_What you should do_. Take the lines of the data below from the very first through the line containing "YAxis, CartesianGrid, Legend" and output them exactly, pictures excluded.

_Given information_.
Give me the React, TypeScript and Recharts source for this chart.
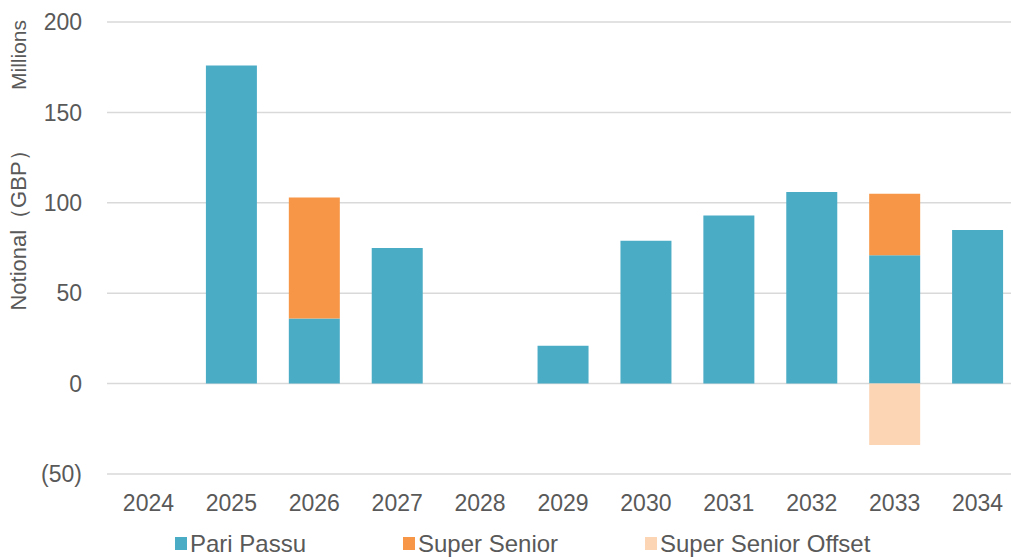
import React from 'react';
import { BarChart, Bar, XAxis, YAxis, CartesianGrid, Legend } from 'recharts';

const years = ['2024', '2025', '2026', '2027', '2028', '2029', '2030', '2031', '2032', '2033', '2034'];
const pariPassu = [0, 176, 36, 75, 0, 21, 79, 93, 106, 71, 85];
const superSenior = [0, 0, 67, 0, 0, 0, 0, 0, 0, 34, 0];
const superSeniorOffset = [0, 0, 0, 0, 0, 0, 0, 0, 0, -34, 0];
const yTicks = [-50, 0, 50, 100, 150, 200];

const data = years.map((year, i) => ({
  year,
  pariPassu: pariPassu[i],
  superSenior: superSenior[i],
  superSeniorOffset: superSeniorOffset[i],
}));

const FONT = '"Liberation Sans", Arial, sans-serif';
const TEXT = '#595959';

const legendItems = [
  { label: 'Pari Passu', color: '#4BACC6', width: 228 },
  { label: 'Super Senior', color: '#F79646', width: 242 },
  { label: 'Super Senior Offset', color: '#FCD5B5', width: 300 },
];

const renderLegend = () => (
  <div
    style={{
      height: 35,
      boxSizing: 'border-box',
      paddingLeft: 175,
      paddingTop: 4,
      display: 'flex',
      alignItems: 'center',
      fontFamily: FONT,
      fontSize: 24,
      color: TEXT,
    }}
  >
    {legendItems.map((it) => (
      <div key={it.label} style={{ width: it.width, display: 'flex', alignItems: 'center', whiteSpace: 'nowrap' }}>
        <span style={{ width: 12, height: 13, background: it.color, marginRight: 3, display: 'inline-block' }} />
        {it.label}
      </div>
    ))}
  </div>
);

const fmt = (v: number) => (v < 0 ? `(${-v})` : `${v}`);

export default function App() {
  return (
    <div style={{ position: 'absolute', left: 0, top: 0, width: 1011, height: 559, overflow: 'hidden', background: '#fff' }}>
      <BarChart
        width={1030}
        height={559}
        data={data}
        stackOffset="sign"
        margin={{ top: 22, right: 11, bottom: 0, left: 0 }}
      >
        <CartesianGrid vertical={false} stroke="#d9d9d9" strokeWidth={1.5} />
        <XAxis
          dataKey="year"
          axisLine={false}
          tickLine={false}
          height={50}
          tickMargin={15}
          tick={{ fill: TEXT, fontSize: 23, fontFamily: FONT }}
        />
        <YAxis
          domain={[-50, 200]}
          ticks={yTicks}
          tickFormatter={fmt}
          axisLine={false}
          tickLine={false}
          width={107}
          tickMargin={19}
          tick={{ fill: TEXT, fontSize: 23, fontFamily: FONT }}
        />
        <Legend verticalAlign="bottom" content={renderLegend} />
        <Bar dataKey="pariPassu" name="Pari Passu" stackId="a" fill="#4BACC6" barSize={51} isAnimationActive={false} />
        <Bar dataKey="superSenior" name="Super Senior" stackId="a" fill="#F79646" barSize={51} isAnimationActive={false} />
        <Bar dataKey="superSeniorOffset" name="Super Senior Offset" stackId="a" fill="#FCD5B5" barSize={51} isAnimationActive={false} />
      </BarChart>
      <div
        style={{
          position: 'absolute',
          left: 19,
          top: 55,
          transform: 'translate(-50%, -50%) rotate(-90deg)',
          whiteSpace: 'nowrap',
          fontFamily: FONT,
          fontSize: 21,
          color: TEXT,
        }}
      >
        Millions
      </div>
      <div
        style={{
          position: 'absolute',
          left: 19,
          top: 225,
          transform: 'translate(-50%, -50%) rotate(-90deg)',
          whiteSpace: 'nowrap',
          fontFamily: FONT,
          fontSize: 22,
          color: TEXT,
        }}
      >
        Notional（GBP）
      </div>
    </div>
  );
}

_Solved problem_.
Give me the React, TypeScript and Recharts source for this chart.
import React from 'react';
import { BarChart, Bar, XAxis, YAxis, CartesianGrid, Legend } from 'recharts';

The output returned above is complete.